▶ _WRITTEN PROBLEM_: Beginning with the first line, set down every line through the one containing "gdp_ols = [2.817, 2.043, 3.567]", exactly as it appears, but not the pictures.

▶ _DATASET CONTENT_:
╭──

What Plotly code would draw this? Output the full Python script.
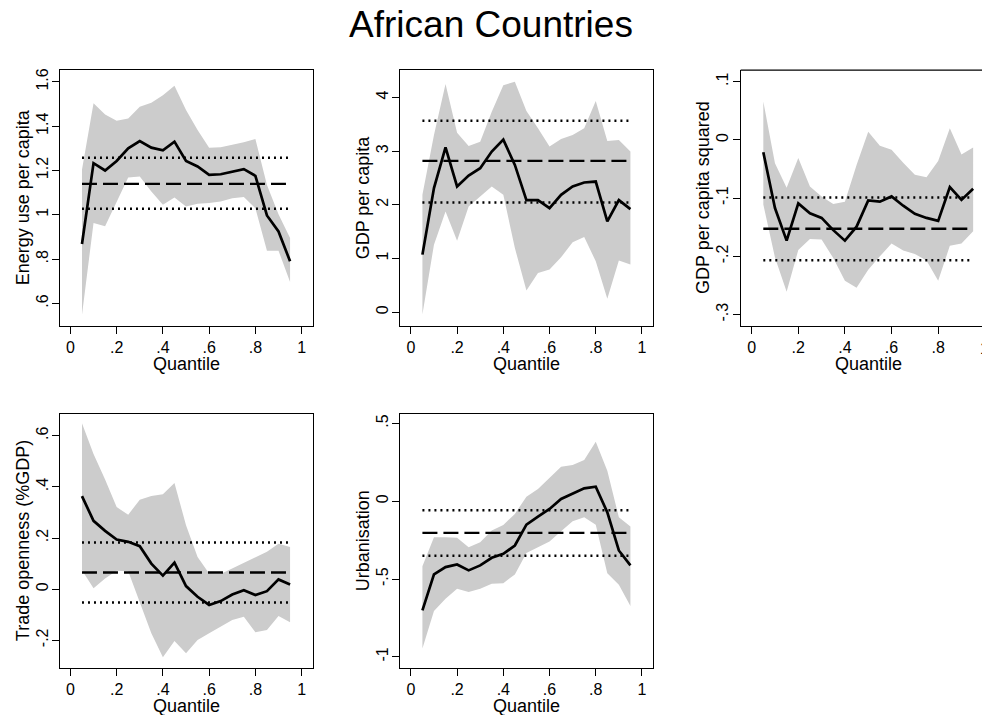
import plotly.graph_objects as go

# ---------------- data ----------------
quantiles = [0.05, 0.10, 0.15, 0.20, 0.25, 0.30, 0.35, 0.40, 0.45, 0.50,
             0.55, 0.60, 0.65, 0.70, 0.75, 0.80, 0.85, 0.90, 0.95]

energy_coef = [0.868, 1.233, 1.200, 1.243, 1.300, 1.333, 1.303, 1.291, 1.330, 1.243,
               1.218, 1.180, 1.183, 1.195, 1.206, 1.176, 0.997, 0.925, 0.790]
energy_hi = [1.203, 1.503, 1.453, 1.425, 1.435, 1.488, 1.506, 1.540, 1.582, 1.473,
             1.383, 1.303, 1.305, 1.315, 1.327, 1.342, 1.135, 1.003, 0.895]
energy_lo = [0.548, 0.963, 0.948, 1.060, 1.168, 1.173, 1.105, 1.045, 1.078, 1.038,
             1.050, 1.053, 1.060, 1.075, 1.080, 1.030, 0.838, 0.838, 0.697]
energy_ols = [1.140, 1.027, 1.258]  # coef, lower, upper

gdp_coef = [1.071, 2.310, 3.071, 2.341, 2.545, 2.681, 2.991, 3.214, 2.743, 2.087,
            2.087, 1.938, 2.186, 2.341, 2.415, 2.433, 1.690, 2.087, 1.920]
gdp_hi = [2.186, 3.300, 4.248, 3.344, 3.096, 3.176, 3.734, 4.229, 4.291, 3.746,
          3.424, 3.084, 3.226, 3.300, 3.424, 3.932, 3.189, 3.207, 2.991]
gdp_lo = [-0.043, 1.257, 1.876, 1.331, 1.969, 2.155, 2.341, 2.186, 1.195, 0.402,
          0.731, 0.793, 1.022, 1.300, 1.399, 0.947, 0.248, 0.960, 0.885]
gdp_ols = [2.817, 2.043, 3.567]

gdp2_coef = [-0.021, -0.117, -0.173, -0.109, -0.126, -0.134, -0.155, -0.173, -0.149, -0.104,
             -0.106, -0.097, -0.113, -0.127, -0.134, -0.139, -0.081, -0.103, -0.084]
gdp2_hi = [0.066, -0.040, -0.082, -0.031, -0.080, -0.097, -0.110, -0.106, -0.043, 0.014,
           -0.010, -0.017, -0.039, -0.060, -0.064, -0.036, 0.020, -0.025, -0.013]
gdp2_lo = [-0.111, -0.202, -0.261, -0.189, -0.170, -0.171, -0.203, -0.242, -0.254, -0.223,
           -0.200, -0.178, -0.190, -0.196, -0.207, -0.242, -0.182, -0.178, -0.157]
gdp2_ols = [-0.1526, -0.2069, -0.0989]

trade_coef = [0.364, 0.267, 0.228, 0.194, 0.185, 0.168, 0.100, 0.053, 0.104, 0.012,
              -0.030, -0.062, -0.047, -0.021, -0.004, -0.023, -0.008, 0.038, 0.018]
trade_hi = [0.649, 0.529, 0.429, 0.321, 0.291, 0.350, 0.364, 0.371, 0.415, 0.250,
            0.126, 0.061, 0.059, 0.081, 0.103, 0.126, 0.146, 0.178, 0.165]
trade_lo = [0.074, 0.003, 0.042, 0.072, 0.070, -0.049, -0.173, -0.267, -0.203, -0.251,
            -0.199, -0.173, -0.147, -0.121, -0.108, -0.169, -0.160, -0.105, -0.130]
trade_ols = [0.065, -0.052, 0.182]

urban_coef = [-0.701, -0.470, -0.423, -0.406, -0.444, -0.412, -0.363, -0.338, -0.284, -0.150,
              -0.098, -0.049, 0.015, 0.047, 0.083, 0.094, -0.071, -0.316, -0.412]
urban_hi = [-0.417, -0.231, -0.231, -0.235, -0.295, -0.263, -0.188, -0.152, -0.081, 0.030,
            0.079, 0.150, 0.222, 0.233, 0.265, 0.382, 0.197, -0.103, -0.162]
urban_lo = [-0.947, -0.705, -0.626, -0.562, -0.583, -0.562, -0.530, -0.526, -0.470, -0.333,
            -0.295, -0.259, -0.192, -0.128, -0.103, -0.150, -0.462, -0.536, -0.673]
urban_ols = [-0.203, -0.350, -0.058]

titles = ["Energy use per capita", "GDP per capita", "GDP per capita squared",
          "Trade openness (%GDP)", "Urbanisation"]
x_title = "Quantile"
x_ticks = [0, 0.2, 0.4, 0.6, 0.8, 1]
x_ticklabels = ["0", ".2", ".4", ".6", ".8", "1"]
y_ticks = [[0.6, 0.8, 1.0, 1.2, 1.4, 1.6], [0, 1, 2, 3, 4], [-0.3, -0.2, -0.1, 0, 0.1],
           [-0.2, 0, 0.2, 0.4, 0.6], [-1, -0.5, 0, 0.5]]
y_ticklabels = [[".6", ".8", "1", "1.2", "1.4", "1.6"], ["0", "1", "2", "3", "4"],
                ["-.3", "-.2", "-.1", "0", ".1"], ["-.2", "0", ".2", ".4", ".6"],
                ["-1", "-.5", "0", ".5"]]

series = [
    (energy_coef, energy_lo, energy_hi, energy_ols),
    (gdp_coef, gdp_lo, gdp_hi, gdp_ols),
    (gdp2_coef, gdp2_lo, gdp2_hi, gdp2_ols),
    (trade_coef, trade_lo, trade_hi, trade_ols),
    (urban_coef, urban_lo, urban_hi, urban_ols),
]

# ---------------- layout geometry ----------------
W, H = 982, 715
def px_x(a, b):
    return [a / W, b / W]
def px_y(top, bottom):
    return [1 - bottom / H, 1 - top / H]

# (left, right, top, bottom) of each plot box in pixels
boxes = [
    (60, 312.5, 68.3, 324.5),
    (400, 653.3, 68.3, 324.5),
    (740.7, 982, 68.3, 324.5),
    (60, 312.5, 412.7, 667.7),
    (400, 653.3, 412.7, 667.7),
]
x_ranges = [[-0.045, 1.047], [-0.047, 1.049], [-0.047, 0.988], [-0.045, 1.047], [-0.047, 1.049]]
y_ranges = [[0.500, 1.653], [-0.251, 4.509], [-0.319, 0.120], [-0.308, 0.687], [-1.0705, 0.564]]

FONT = "Liberation Sans, Arial, Helvetica, sans-serif"
BAND = "#cccccc"
TICK_SIZE = 16
TITLE_SIZE = 18

fig = go.Figure()
layout = dict(
    width=W, height=H,
    margin=dict(l=0, r=0, t=0, b=0),
    paper_bgcolor="white", plot_bgcolor="white",
    showlegend=False,
    font=dict(family=FONT, size=TITLE_SIZE, color="black"),
    title=dict(text="African Countries", x=0.5, xanchor="center",
               y=1 - 24.5 / H, yanchor="middle", yref="container",
               font=dict(family=FONT, size=37, color="black")),
)

shapes = []
annotations = []
for i, (coef, lo, hi, ols) in enumerate(series):
    n = i + 1
    xa = "x" if n == 1 else f"x{n}"
    ya = "y" if n == 1 else f"y{n}"
    L, R, T, B = boxes[i]
    # confidence band
    fig.add_trace(go.Scatter(x=quantiles, y=lo, mode="lines", line=dict(width=0, color=BAND),
                             xaxis=xa, yaxis=ya, hoverinfo="skip"))
    fig.add_trace(go.Scatter(x=quantiles, y=hi, mode="lines", line=dict(width=0, color=BAND),
                             fill="tonexty", fillcolor=BAND, xaxis=xa, yaxis=ya, hoverinfo="skip"))
    xe = [quantiles[0], quantiles[-1]]
    # OLS confidence bounds (dotted)
    for v in (ols[1], ols[2]):
        fig.add_trace(go.Scatter(x=xe, y=[v, v], mode="lines",
                                 line=dict(color="black", width=2.5, dash="2px,4px"),
                                 xaxis=xa, yaxis=ya))
    # OLS coefficient (dashed)
    fig.add_trace(go.Scatter(x=xe, y=[ols[0], ols[0]], mode="lines",
                             line=dict(color="black", width=2.3, dash="15px,6px"),
                             xaxis=xa, yaxis=ya))
    # quantile coefficients
    fig.add_trace(go.Scatter(x=quantiles, y=coef, mode="lines",
                             line=dict(color="black", width=2.7),
                             xaxis=xa, yaxis=ya))

    xkey = "xaxis" if n == 1 else f"xaxis{n}"
    ykey = "yaxis" if n == 1 else f"yaxis{n}"
    mirror = n != 3
    layout[xkey] = dict(
        domain=px_x(L, R), range=x_ranges[i], anchor=ya,
        tickvals=x_ticks, ticktext=x_ticklabels, ticks="outside", ticklen=7,
        tickwidth=1.2, tickcolor="black", showline=True, linecolor="black",
        linewidth=1.2, mirror=mirror, showgrid=False, zeroline=False,
        ticklabelstandoff=0, tickfont=dict(size=TICK_SIZE),
    )
    layout[ykey] = dict(
        domain=px_y(T, B), range=y_ranges[i], anchor=xa,
        tickvals=y_ticks[i], ticktext=y_ticklabels[i], ticks="outside", ticklen=7,
        tickwidth=1.2, tickcolor="black", showline=True, linecolor="black",
        linewidth=1.2, mirror=mirror, showgrid=False, zeroline=False,
        tickangle=-90, ticklabelstandoff=-2, tickfont=dict(size=TICK_SIZE),
    )
    # axis titles
    annotations.append(dict(text=x_title, xref="paper", yref="paper",
                            x=(L + 10.5 + (R - L - 21) / 2) / W if n != 3 else (L + 11 + 116.5) / W,
                            y=1 - (B + 38.5) / H, xanchor="center", yanchor="middle",
                            showarrow=False, font=dict(size=TITLE_SIZE, family=FONT, color="black")))
    annotations.append(dict(text=titles[i], xref="paper", yref="paper",
                            x=(L - 37.5) / W, y=1 - ((T + B) / 2) / H,
                            xanchor="center", yanchor="middle", textangle=-90,
                            showarrow=False, font=dict(size=TITLE_SIZE, family=FONT, color="black")))
    if n == 3:
        # top border of the clipped third panel
        shapes.append(dict(type="line", xref="x3 domain", yref="y3 domain",
                           x0=0, x1=1, y0=1, y1=1, line=dict(color="black", width=1.2)))

# the "1" tick label of panel 3 falls at the image edge and is cut off
annotations.append(dict(text="1", xref="paper", yref="paper", x=984.7 / W,
                        y=1 - 347 / H, xanchor="center", yanchor="middle",
                        showarrow=False, font=dict(size=TICK_SIZE, family=FONT, color="black")))

layout["shapes"] = shapes
layout["annotations"] = annotations
fig.update_layout(**layout)
fig.write_html("out.html")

╰──

▶ _FINISHED TASK_:
What Plotly code would draw this? Output the full Python script.
import plotly.graph_objects as go

# ---------------- data ----------------
quantiles = [0.05, 0.10, 0.15, 0.20, 0.25, 0.30, 0.35, 0.40, 0.45, 0.50,
             0.55, 0.60, 0.65, 0.70, 0.75, 0.80, 0.85, 0.90, 0.95]

energy_coef = [0.868, 1.233, 1.200, 1.243, 1.300, 1.333, 1.303, 1.291, 1.330, 1.243,
               1.218, 1.180, 1.183, 1.195, 1.206, 1.176, 0.997, 0.925, 0.790]
energy_hi = [1.203, 1.503, 1.453, 1.425, 1.435, 1.488, 1.506, 1.540, 1.582, 1.473,
             1.383, 1.303, 1.305, 1.315, 1.327, 1.342, 1.135, 1.003, 0.895]
energy_lo = [0.548, 0.963, 0.948, 1.060, 1.168, 1.173, 1.105, 1.045, 1.078, 1.038,
             1.050, 1.053, 1.060, 1.075, 1.080, 1.030, 0.838, 0.838, 0.697]
energy_ols = [1.140, 1.027, 1.258]  # coef, lower, upper

gdp_coef = [1.071, 2.310, 3.071, 2.341, 2.545, 2.681, 2.991, 3.214, 2.743, 2.087,
            2.087, 1.938, 2.186, 2.341, 2.415, 2.433, 1.690, 2.087, 1.920]
gdp_hi = [2.186, 3.300, 4.248, 3.344, 3.096, 3.176, 3.734, 4.229, 4.291, 3.746,
          3.424, 3.084, 3.226, 3.300, 3.424, 3.932, 3.189, 3.207, 2.991]
gdp_lo = [-0.043, 1.257, 1.876, 1.331, 1.969, 2.155, 2.341, 2.186, 1.195, 0.402,
          0.731, 0.793, 1.022, 1.300, 1.399, 0.947, 0.248, 0.960, 0.885]
gdp_ols = [2.817, 2.043, 3.567]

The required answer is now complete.